Requirements.
Scan the data below for the string "Generate". Show every line where it turns up.

Provided information.
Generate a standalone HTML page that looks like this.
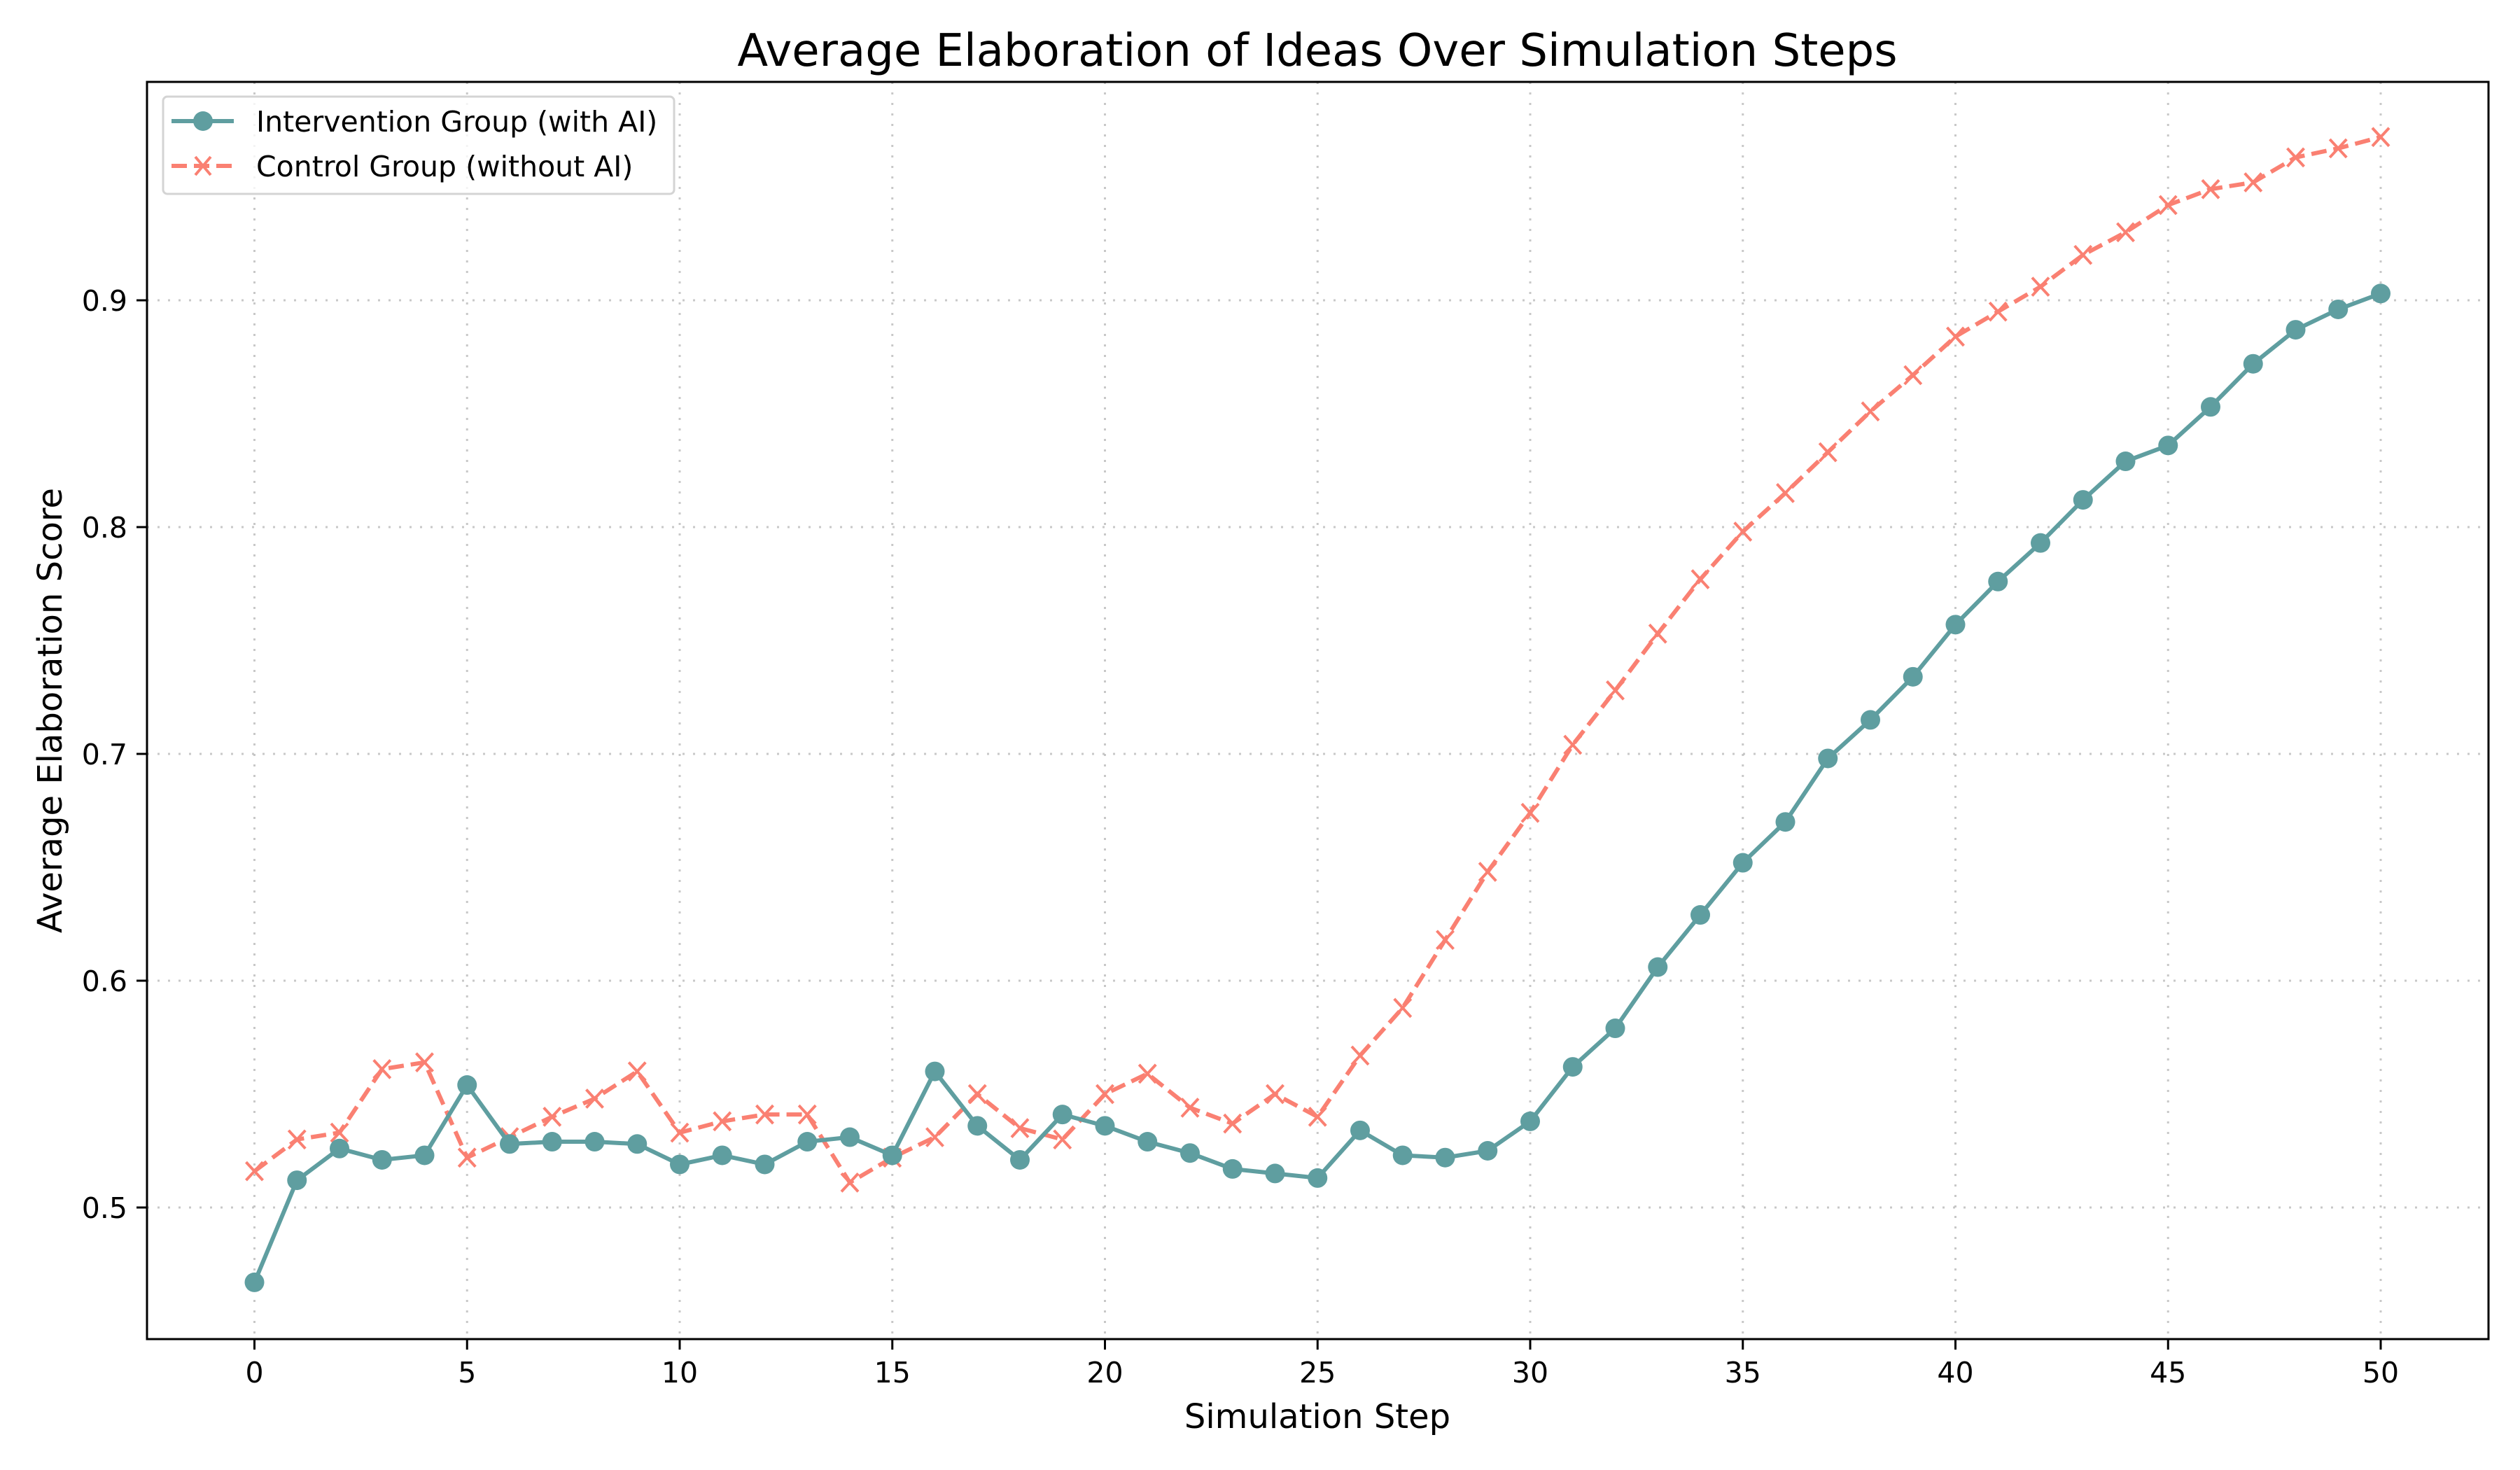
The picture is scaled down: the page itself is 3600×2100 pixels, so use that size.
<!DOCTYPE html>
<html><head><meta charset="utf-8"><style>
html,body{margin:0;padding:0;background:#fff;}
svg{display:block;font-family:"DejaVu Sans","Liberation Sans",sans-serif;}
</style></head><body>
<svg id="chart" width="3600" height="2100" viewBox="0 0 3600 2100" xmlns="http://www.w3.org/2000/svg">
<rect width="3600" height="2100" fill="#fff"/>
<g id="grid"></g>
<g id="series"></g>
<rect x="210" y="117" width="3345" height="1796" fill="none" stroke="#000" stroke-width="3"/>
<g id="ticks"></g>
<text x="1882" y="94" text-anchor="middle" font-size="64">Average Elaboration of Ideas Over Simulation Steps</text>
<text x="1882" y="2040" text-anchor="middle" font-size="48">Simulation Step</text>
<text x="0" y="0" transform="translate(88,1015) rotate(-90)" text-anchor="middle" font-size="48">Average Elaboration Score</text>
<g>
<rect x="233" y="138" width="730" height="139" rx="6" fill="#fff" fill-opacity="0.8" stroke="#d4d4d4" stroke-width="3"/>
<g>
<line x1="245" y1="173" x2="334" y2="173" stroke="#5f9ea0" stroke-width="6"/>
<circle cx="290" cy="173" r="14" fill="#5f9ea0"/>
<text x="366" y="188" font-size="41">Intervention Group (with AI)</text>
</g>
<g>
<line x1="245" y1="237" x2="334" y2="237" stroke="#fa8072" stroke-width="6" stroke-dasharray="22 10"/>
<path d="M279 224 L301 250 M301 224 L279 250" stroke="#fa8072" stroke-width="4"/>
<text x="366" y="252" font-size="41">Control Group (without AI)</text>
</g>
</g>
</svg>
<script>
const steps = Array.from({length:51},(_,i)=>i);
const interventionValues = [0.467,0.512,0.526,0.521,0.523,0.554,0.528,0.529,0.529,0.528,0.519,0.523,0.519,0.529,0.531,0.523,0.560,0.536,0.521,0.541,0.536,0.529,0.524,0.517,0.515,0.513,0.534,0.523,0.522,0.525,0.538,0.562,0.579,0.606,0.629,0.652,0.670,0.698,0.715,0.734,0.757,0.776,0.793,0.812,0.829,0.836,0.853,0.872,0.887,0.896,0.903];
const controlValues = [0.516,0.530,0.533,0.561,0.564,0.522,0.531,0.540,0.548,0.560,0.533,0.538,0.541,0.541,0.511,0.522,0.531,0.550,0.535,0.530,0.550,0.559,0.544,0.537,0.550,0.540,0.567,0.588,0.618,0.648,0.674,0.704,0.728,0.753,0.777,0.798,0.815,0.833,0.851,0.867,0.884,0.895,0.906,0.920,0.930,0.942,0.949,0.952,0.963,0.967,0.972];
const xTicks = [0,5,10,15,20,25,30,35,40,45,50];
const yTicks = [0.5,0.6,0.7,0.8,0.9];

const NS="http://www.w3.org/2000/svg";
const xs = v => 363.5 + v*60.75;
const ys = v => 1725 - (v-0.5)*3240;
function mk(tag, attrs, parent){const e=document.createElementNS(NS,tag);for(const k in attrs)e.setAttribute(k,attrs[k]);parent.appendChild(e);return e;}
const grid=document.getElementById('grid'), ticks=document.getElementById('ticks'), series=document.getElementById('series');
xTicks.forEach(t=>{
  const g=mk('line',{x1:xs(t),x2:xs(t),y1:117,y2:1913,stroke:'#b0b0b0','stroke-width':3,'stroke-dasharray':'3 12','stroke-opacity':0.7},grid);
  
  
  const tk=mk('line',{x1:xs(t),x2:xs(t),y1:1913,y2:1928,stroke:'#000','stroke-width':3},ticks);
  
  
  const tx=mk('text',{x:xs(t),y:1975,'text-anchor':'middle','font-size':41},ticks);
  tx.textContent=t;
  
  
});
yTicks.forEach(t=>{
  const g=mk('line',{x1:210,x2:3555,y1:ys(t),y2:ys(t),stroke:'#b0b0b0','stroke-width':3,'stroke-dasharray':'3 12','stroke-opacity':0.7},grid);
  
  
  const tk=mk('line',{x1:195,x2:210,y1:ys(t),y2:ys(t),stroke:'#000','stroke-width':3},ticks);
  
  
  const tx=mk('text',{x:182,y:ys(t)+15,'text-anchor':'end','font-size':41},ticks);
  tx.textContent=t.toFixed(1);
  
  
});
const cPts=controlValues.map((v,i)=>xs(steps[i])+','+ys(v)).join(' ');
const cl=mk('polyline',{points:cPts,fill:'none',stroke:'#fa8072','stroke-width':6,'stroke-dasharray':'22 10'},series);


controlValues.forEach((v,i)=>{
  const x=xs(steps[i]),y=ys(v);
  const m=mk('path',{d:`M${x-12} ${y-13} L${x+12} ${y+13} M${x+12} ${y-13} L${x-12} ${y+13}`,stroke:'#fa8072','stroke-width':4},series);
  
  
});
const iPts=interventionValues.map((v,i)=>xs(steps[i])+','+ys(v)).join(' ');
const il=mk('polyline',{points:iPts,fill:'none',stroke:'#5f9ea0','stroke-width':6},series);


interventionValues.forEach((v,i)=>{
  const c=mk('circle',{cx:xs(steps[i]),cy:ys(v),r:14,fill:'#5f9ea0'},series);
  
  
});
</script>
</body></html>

==

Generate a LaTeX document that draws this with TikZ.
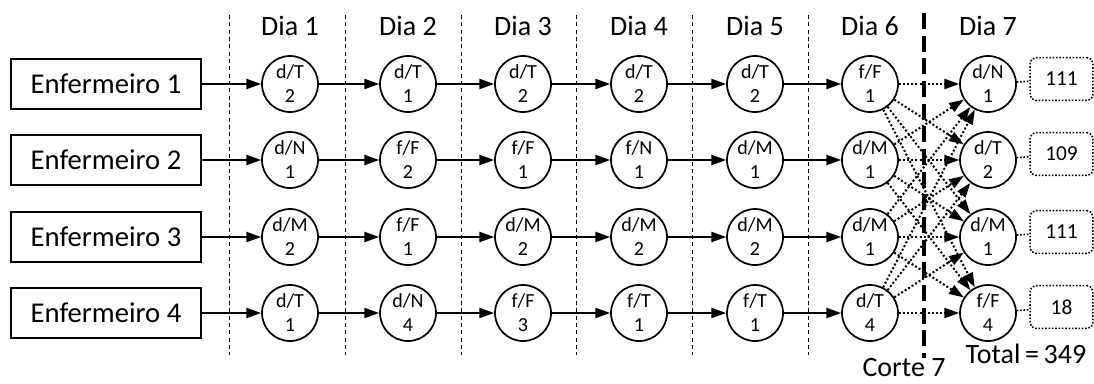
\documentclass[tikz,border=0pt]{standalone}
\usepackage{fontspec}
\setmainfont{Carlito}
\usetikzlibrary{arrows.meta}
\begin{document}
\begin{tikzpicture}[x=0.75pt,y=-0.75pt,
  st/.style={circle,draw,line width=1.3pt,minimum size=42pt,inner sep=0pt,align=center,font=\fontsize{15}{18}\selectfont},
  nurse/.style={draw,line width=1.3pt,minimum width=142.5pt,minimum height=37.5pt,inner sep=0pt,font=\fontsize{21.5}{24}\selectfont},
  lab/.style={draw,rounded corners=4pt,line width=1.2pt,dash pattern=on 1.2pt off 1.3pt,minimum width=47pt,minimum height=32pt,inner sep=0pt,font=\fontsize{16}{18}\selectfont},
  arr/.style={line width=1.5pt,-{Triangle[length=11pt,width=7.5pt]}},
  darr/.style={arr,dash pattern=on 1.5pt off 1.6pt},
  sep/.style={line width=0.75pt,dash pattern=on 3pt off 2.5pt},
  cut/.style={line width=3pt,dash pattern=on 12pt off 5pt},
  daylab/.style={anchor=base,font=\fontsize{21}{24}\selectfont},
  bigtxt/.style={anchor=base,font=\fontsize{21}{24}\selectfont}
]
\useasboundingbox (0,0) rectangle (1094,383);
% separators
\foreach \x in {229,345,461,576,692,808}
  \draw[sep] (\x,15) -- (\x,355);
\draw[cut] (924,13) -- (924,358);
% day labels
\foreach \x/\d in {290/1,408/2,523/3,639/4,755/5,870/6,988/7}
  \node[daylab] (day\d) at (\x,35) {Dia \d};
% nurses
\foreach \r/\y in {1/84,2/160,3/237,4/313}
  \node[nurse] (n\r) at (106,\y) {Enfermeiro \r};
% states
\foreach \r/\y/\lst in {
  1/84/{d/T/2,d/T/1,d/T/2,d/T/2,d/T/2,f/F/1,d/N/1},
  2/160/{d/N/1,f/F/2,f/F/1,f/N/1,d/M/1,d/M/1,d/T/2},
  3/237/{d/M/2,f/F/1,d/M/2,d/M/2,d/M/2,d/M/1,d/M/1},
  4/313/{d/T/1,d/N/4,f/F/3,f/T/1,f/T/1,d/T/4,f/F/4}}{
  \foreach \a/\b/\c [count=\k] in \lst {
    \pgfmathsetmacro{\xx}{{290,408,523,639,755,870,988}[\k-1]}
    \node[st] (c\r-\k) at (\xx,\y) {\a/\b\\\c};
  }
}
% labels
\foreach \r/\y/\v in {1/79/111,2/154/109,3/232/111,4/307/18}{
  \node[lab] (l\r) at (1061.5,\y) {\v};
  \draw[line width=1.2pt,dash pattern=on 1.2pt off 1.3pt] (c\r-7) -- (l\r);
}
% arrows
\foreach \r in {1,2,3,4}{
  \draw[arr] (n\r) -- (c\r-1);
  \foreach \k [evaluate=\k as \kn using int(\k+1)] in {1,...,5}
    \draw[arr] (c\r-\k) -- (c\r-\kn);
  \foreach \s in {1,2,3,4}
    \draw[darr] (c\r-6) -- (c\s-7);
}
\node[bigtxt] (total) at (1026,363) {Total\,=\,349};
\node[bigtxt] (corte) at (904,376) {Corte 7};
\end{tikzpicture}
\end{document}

--

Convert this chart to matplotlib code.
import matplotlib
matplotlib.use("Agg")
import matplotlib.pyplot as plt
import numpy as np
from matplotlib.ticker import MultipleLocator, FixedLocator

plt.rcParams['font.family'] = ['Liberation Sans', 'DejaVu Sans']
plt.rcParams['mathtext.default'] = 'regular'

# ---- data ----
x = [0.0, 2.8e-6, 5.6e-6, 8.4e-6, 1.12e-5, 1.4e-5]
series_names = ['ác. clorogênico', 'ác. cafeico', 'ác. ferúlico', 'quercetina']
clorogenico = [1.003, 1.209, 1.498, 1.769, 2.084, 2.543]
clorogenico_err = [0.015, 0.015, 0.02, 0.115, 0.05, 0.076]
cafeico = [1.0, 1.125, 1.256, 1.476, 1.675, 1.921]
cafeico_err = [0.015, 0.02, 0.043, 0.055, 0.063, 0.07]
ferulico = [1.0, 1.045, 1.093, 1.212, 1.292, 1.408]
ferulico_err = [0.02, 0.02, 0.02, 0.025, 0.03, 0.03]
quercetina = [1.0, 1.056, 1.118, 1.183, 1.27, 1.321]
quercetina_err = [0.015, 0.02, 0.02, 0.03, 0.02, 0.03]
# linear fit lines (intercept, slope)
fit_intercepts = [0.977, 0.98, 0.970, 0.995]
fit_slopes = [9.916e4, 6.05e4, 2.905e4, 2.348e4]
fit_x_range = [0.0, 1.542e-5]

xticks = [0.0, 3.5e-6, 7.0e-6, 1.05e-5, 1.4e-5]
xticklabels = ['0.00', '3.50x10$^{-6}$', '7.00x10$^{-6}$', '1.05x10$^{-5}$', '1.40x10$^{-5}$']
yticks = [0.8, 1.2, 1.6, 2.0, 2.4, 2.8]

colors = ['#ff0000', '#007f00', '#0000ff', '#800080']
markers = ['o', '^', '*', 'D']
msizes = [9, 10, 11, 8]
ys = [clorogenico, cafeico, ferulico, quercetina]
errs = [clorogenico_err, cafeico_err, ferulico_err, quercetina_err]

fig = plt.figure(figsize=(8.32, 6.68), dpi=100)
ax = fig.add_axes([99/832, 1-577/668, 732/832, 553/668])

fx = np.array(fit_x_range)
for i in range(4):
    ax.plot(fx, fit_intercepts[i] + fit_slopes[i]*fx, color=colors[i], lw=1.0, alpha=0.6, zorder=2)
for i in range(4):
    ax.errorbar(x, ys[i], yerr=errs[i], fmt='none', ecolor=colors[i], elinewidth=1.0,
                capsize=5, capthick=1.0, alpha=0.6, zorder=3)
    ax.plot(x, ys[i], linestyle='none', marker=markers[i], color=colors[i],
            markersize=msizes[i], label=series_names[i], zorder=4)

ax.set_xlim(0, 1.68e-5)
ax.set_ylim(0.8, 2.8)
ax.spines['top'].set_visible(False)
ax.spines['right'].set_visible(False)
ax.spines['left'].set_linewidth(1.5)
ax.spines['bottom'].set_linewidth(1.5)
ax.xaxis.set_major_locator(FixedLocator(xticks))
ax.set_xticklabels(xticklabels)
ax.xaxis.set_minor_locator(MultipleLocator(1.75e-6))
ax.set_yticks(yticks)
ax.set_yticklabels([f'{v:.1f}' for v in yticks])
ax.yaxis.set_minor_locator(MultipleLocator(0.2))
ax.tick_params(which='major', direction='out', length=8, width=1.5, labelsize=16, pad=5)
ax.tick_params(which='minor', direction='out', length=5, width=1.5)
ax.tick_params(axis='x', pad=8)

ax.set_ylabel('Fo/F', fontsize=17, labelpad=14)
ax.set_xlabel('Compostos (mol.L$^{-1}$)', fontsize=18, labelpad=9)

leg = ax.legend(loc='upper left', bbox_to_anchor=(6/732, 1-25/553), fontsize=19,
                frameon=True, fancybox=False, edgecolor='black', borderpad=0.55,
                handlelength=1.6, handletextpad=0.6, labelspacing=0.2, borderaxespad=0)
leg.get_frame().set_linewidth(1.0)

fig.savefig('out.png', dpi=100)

The output.
Generate a standalone HTML page that looks like this.
Generate a LaTeX document that draws this with TikZ.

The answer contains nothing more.